PROBLEM
In the listing that follows, retype every line from the first through the one containing "from matplotlib.patches import Rectangle". Pictures are to be left out.
+++++
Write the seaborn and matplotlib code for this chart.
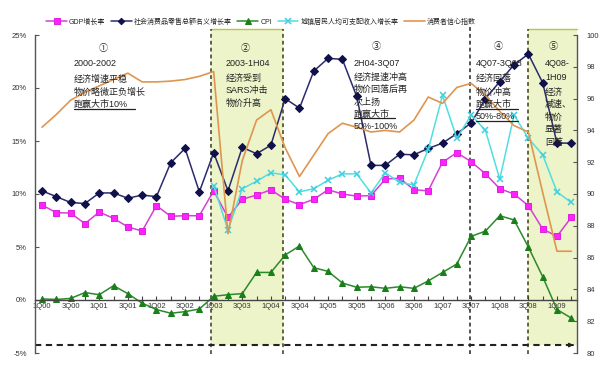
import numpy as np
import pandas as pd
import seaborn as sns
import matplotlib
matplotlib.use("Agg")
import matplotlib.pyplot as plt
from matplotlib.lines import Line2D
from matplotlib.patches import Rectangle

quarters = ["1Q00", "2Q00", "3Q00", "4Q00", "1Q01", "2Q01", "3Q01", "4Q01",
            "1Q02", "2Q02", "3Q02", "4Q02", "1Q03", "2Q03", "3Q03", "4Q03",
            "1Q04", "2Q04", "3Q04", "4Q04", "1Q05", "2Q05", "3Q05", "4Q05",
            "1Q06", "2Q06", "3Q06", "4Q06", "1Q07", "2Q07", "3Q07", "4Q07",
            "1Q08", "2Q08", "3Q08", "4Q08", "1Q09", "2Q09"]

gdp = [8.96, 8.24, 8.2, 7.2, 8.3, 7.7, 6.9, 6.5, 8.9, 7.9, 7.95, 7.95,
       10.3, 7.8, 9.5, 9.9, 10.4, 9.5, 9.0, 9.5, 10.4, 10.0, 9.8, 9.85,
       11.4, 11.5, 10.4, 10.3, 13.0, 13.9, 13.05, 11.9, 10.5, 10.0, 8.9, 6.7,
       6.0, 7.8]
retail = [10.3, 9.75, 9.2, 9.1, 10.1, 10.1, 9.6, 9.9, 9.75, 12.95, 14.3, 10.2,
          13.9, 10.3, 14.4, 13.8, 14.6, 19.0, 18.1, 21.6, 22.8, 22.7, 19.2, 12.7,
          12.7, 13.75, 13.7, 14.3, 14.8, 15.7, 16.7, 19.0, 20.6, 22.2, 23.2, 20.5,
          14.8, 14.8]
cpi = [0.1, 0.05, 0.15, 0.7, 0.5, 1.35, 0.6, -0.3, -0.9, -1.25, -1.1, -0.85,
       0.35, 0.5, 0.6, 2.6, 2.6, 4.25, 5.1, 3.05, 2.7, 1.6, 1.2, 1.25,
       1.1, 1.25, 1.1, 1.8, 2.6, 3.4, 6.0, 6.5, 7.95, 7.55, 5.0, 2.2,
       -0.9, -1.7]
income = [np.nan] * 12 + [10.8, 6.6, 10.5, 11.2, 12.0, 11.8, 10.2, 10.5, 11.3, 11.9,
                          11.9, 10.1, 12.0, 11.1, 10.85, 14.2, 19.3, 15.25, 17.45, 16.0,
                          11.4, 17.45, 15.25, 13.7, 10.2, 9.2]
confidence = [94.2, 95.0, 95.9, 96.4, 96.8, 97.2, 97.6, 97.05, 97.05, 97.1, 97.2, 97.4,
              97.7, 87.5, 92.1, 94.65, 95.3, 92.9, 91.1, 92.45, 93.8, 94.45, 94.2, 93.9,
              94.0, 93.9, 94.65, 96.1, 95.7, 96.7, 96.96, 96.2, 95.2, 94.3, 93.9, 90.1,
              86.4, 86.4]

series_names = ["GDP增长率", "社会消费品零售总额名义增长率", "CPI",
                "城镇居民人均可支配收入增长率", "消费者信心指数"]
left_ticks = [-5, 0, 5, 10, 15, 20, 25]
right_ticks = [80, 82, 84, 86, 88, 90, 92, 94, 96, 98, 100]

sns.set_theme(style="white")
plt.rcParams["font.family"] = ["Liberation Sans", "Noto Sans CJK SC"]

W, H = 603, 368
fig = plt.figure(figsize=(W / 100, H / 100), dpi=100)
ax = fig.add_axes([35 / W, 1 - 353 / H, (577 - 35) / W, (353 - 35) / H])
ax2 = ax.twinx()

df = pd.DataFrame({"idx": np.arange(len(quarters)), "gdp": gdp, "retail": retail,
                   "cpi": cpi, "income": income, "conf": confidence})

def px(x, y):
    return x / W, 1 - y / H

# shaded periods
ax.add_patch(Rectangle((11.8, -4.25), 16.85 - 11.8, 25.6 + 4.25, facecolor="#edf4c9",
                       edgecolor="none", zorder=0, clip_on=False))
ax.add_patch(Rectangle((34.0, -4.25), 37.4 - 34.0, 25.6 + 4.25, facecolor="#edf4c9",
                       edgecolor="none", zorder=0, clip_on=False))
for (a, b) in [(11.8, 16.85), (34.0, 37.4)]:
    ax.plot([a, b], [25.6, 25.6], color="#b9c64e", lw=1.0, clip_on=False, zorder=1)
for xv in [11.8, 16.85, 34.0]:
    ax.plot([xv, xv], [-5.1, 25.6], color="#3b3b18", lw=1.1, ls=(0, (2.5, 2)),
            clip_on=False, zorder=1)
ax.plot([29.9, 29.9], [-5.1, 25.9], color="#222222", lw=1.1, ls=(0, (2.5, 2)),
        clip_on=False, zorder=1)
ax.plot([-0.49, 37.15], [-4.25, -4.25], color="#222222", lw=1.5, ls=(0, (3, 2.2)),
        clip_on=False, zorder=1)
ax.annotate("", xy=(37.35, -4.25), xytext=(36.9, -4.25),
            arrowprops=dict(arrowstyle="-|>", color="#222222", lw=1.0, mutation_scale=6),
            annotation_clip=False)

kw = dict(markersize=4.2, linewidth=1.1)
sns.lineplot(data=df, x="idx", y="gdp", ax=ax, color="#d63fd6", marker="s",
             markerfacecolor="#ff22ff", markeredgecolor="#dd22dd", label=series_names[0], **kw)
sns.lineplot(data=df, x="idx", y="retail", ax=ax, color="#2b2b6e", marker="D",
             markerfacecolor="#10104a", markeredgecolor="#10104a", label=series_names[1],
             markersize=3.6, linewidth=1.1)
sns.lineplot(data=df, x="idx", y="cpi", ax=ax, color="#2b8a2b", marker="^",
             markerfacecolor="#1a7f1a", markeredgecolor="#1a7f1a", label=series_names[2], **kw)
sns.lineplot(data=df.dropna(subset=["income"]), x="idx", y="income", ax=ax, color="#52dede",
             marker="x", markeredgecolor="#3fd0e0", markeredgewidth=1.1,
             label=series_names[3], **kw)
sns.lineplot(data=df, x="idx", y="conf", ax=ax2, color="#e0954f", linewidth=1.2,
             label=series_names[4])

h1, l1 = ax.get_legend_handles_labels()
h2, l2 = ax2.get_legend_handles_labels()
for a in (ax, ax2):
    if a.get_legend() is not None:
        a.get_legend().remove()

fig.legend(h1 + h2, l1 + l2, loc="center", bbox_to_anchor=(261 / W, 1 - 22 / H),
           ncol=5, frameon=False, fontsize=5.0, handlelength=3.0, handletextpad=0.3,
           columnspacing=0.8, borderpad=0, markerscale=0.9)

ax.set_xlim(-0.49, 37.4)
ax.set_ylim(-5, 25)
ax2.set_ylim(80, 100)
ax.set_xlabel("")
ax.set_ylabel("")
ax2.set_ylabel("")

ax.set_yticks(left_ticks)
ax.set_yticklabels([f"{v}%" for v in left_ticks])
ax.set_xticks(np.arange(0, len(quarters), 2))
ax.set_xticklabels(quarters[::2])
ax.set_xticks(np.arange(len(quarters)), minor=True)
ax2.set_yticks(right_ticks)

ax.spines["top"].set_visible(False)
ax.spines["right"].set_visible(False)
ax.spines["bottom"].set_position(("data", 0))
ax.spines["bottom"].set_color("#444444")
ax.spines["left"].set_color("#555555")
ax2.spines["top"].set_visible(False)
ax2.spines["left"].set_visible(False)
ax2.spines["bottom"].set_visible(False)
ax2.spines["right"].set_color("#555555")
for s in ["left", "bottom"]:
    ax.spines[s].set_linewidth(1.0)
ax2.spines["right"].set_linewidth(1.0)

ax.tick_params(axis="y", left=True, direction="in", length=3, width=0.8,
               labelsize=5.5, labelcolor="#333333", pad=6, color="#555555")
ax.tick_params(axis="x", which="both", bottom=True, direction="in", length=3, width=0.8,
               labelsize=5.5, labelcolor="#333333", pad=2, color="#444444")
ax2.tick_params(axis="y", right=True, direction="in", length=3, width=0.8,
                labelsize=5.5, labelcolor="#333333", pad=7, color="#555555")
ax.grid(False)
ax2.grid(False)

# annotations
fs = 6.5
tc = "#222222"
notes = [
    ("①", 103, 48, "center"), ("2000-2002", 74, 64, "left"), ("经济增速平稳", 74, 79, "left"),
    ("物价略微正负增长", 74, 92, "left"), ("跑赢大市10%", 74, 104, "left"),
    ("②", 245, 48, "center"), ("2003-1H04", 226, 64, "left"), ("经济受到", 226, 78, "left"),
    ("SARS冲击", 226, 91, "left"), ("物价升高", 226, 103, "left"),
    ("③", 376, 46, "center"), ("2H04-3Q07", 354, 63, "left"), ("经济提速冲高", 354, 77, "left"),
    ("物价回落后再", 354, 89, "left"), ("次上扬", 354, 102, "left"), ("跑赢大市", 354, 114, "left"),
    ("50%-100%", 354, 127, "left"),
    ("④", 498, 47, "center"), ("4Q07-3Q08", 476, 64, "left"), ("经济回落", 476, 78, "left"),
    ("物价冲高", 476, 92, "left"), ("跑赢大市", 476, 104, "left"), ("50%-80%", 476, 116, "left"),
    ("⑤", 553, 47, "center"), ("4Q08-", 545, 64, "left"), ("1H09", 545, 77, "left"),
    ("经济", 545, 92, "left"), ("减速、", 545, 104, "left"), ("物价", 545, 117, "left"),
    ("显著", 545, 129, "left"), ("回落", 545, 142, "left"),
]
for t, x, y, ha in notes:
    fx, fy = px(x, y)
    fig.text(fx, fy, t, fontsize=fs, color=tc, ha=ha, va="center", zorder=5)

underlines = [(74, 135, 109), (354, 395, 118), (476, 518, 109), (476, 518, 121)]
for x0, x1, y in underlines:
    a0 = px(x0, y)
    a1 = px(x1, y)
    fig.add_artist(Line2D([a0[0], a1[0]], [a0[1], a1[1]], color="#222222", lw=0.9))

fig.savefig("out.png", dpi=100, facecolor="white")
+++++
THE OUTPUT
Write the seaborn and matplotlib code for this chart.
import numpy as np
import pandas as pd
import seaborn as sns
import matplotlib
matplotlib.use("Agg")
import matplotlib.pyplot as plt
from matplotlib.lines import Line2D
from matplotlib.patches import Rectangle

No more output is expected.